Phoenix Education (PXED) reported Q2 FY2026 adjusted EPS of $0.58, beating the $0.42 consensus by 38.1%, and revenue of $222.5M vs $220.8M expected. Truist reiterated a Hold with a $38 price target; the stock trades at $31.04 versus InvestingPro fair value of $45.09, P/E 10.82 and ~80k ADV. Management raised EBITDA guidance (LTM EBITDA $188M) but noted revenue guidance is drifting toward the low end and enrollment momentum has decelerated; shares fell in aftermarket reflecting investor caution.

Analysis

PXED’s current setup is dominated by two structural factors that create asymmetric outcomes: concentrated digital customer acquisition and a thin public float.
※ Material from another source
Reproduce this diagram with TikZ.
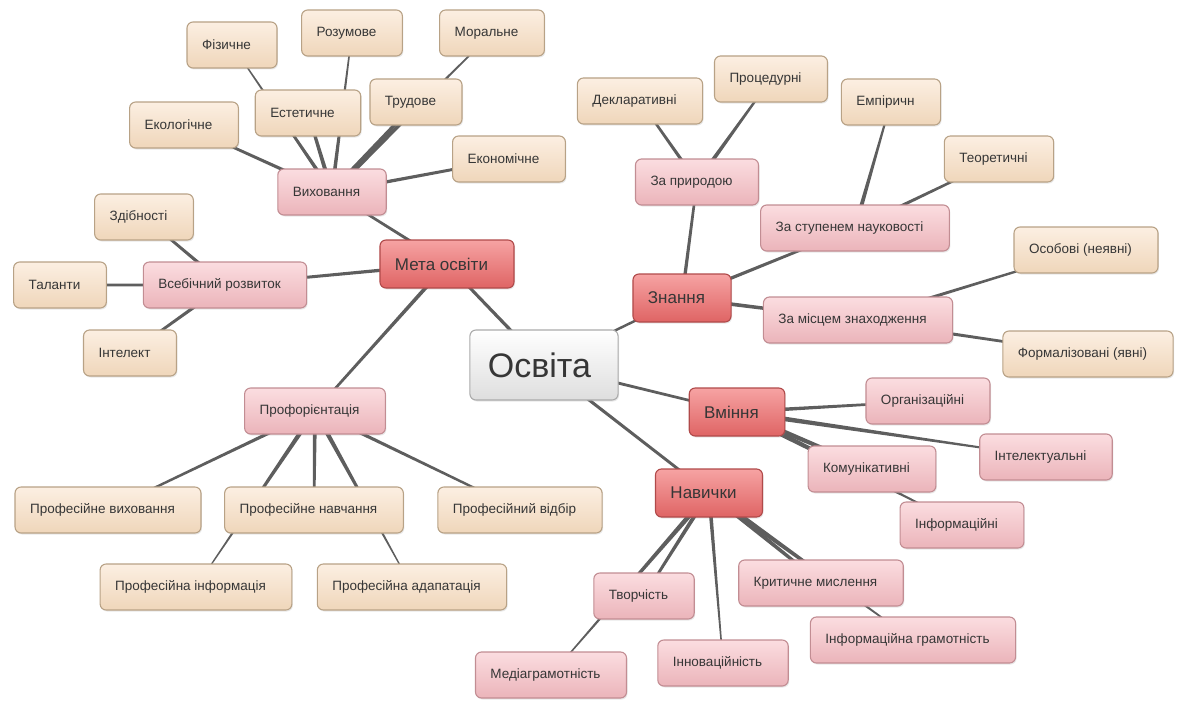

Companies with heavy reliance on one acquisition channel are binary — a single algorithm tweak or platform policy change drives disproportionate enrollment swings, while peers with diversified channel mixes or institutional referral pipelines pick up share. The thin float amplifies these swings into price moves that disconnect from underlying cash generation, creating trading windows rather than long-only investment stories. Near-term risk is liquidity-driven price volatility; a small change in guidance or application trends can force outsized moves and stale bid/ask spreads, making passive accumulation expensive. Medium-term catalysts that matter are (1) evidence of sustainable multi-channel CAC reduction (3-9 months), (2) margin/cash conversion staying robust through a full enrollment cycle (6-12 months), and (3) any corporate activity that reduces float (buybacks, strategic M&A or activist interest) which would re-rate valuation multiples quickly. Tail risks include another major platform traffic disruption or regulatory actions on for-profit program structures which would hit enrollments across the sector. Given those dynamics, this is a tactical, event-driven opportunity rather than a core long: size should be constrained, accumulation staggered, and downside actively managed. The consensus focus on headline earnings momentum misses the stickiness of cash flows and the optionality embedded in potential float-reducing corporate actions. If marketing channels diversify and guidance stabilizes, the stock can re-rate materially within 6-12 months; conversely, another acquisition shock creates a high-probability short-term drawdown driven by flows rather than fundamentals.